今日、明日、この先へ。 祈りの中の「金」とは。−3−

2021.03.12

京都で息づく伝統技術で金箔と言えば、金箔押のほかに「引箔」があります。これは西陣織の帯に織り込むための金糸をつくるものです。現代ではその担い手も減少していますが、明治10年(1877)の創業以来その技術を守り続ける「箔屋野口」さんでは、四代目の野口 康さんが引箔の技術を継承し、息子の琢郎さんは、伝統の技をアートに発展させた「箔画」で、引箔の技術を現代に生かしています。この「箔屋野口」さんも、LOTUS memoriesに金箔で心を注いでいただいている工房です。

 

 

毎日でも眺めたくなるもののために、金箔を施す。

 

四代目の康さんは、引箔の職人となってから、「なぜ人が金に憧れるのか」を深く知るために世界各地を訪ねました。「しかし、結局はわからないですよ、なぜ金でないと駄目なのかは。ひとつだけ言えるのは、世界各地の宗教や祈りの聖地には必ず金が施された建物や対象があります。この金がプラチナや銀だと、冷たく感じてしまう。だから金なのだろうということです」。

では、祈りの場に金があるのはなぜかと考えた時、物質的に金はほぼ変色しないことから、輝きが色褪せない=永遠を感じさせるのではないか、と考えた康さん。「私の仕事でもある金糸は、西陣織の帯に織り込みます。着物は長い年月受け継がれていくものですが、確かに色褪せない。だからいつ着ても、場に特別な空気感をもたらすことができる気がします。着物を着ている人自身も生き生きとして見えます。なんだか時が止まらない感じがしますね。そう考えると、金は貴重な存在です」。

引箔を生業としながら、いつも「金っていいものだな」と感じているという康さん。いいものと感じる理由は、この永遠を感じさせる存在にあるのかもしれません。では、その永遠性を帯びた金を扱う者として、心がけていることとは何でしょう?

「金を使って何かをつくるならば、一度見て満足してしまうものではいけません。人の心をその場限りで躍らせるようでは駄目なのです。驚かせるのではなく、毎日でも眺めたくなるものにこそ、金が必要なのです」

毎日でも眺めたくなるものとしての金。毎日という連続性の中から、祈りの心も生まれるのかもしれません。

「箔屋野口」四代目の康さん(右)と箔画作家の琢郎さん(左)。京町家の工房では、康さんの引箔講座が開催されることもあります。1階ではお二人の箔画を見て購入することもできます。
・箔屋野口
https://hakunoguchi.theshop.jp

 

場をつくるのが、金の役割だと感じます。

 

一方、引箔の伝統技法を用いた「箔画」の作家として活動する琢郎さんは、金とどう向き合っているのでしょうか。
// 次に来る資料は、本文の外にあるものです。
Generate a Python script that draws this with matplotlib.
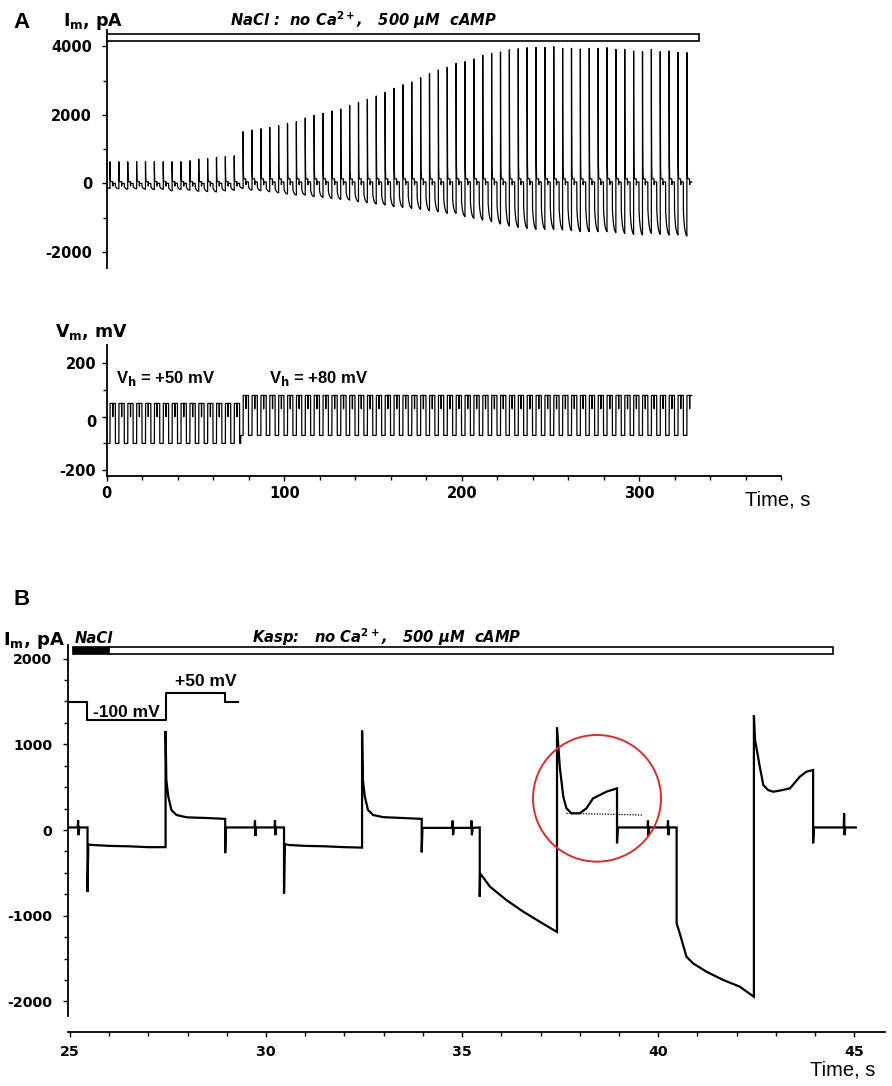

「一般の人よりも圧倒的に金を見慣れているのが私たち職人です。それでもなお、金はどれだけ見ていても心惹かれます」と琢郎さん。

「箔画には、たくさんの金箔を使います。しかし、使う量が多いから美しいというわけではありません。金は扱う人の考え方ひとつ、技ひとつで上品にも下品にもなる、魔物のような存在です。だからこそ、私たち金箔に携わる者は、なぜ金が人の心を離さないのか、技術とともにその答えも探し続けなければなりません」

作品にほぼ箔だけを使ったアートは世の中にあまりありません。独自の美的表現が注目されている琢郎さんの箔画ですが、注目されるからこそ、金箔とは何かを突き詰め続ける心を忘れてはいけないと琢郎さんは考えます。

「アートの分野で金箔の持つ力を考えてみると、一般的な絵画や日本画と私が手がける箔画では、大きく異なる点があります。それは背景です。一般的な絵画や日本画には、背景が必要です。そこも含めて物語が成立します。しかし背景を描くのではなくそこに金箔を張ってみます。するとそれだけで、画の世界観は成立するのです。また味わいも風情も生まれます」

つまり金箔はそれだけで世界観を創り上ることができる、希有な存在なのです。

 

お二人の話から感じたのは、金は唯一無二の存在だということでした。だからこそ、手元供養のようにたとえ小さな物でも、“そこにある”だけで人の心を落ち着かせ、また祈りの気持ちが湧き起こることにもつながるのでしょう。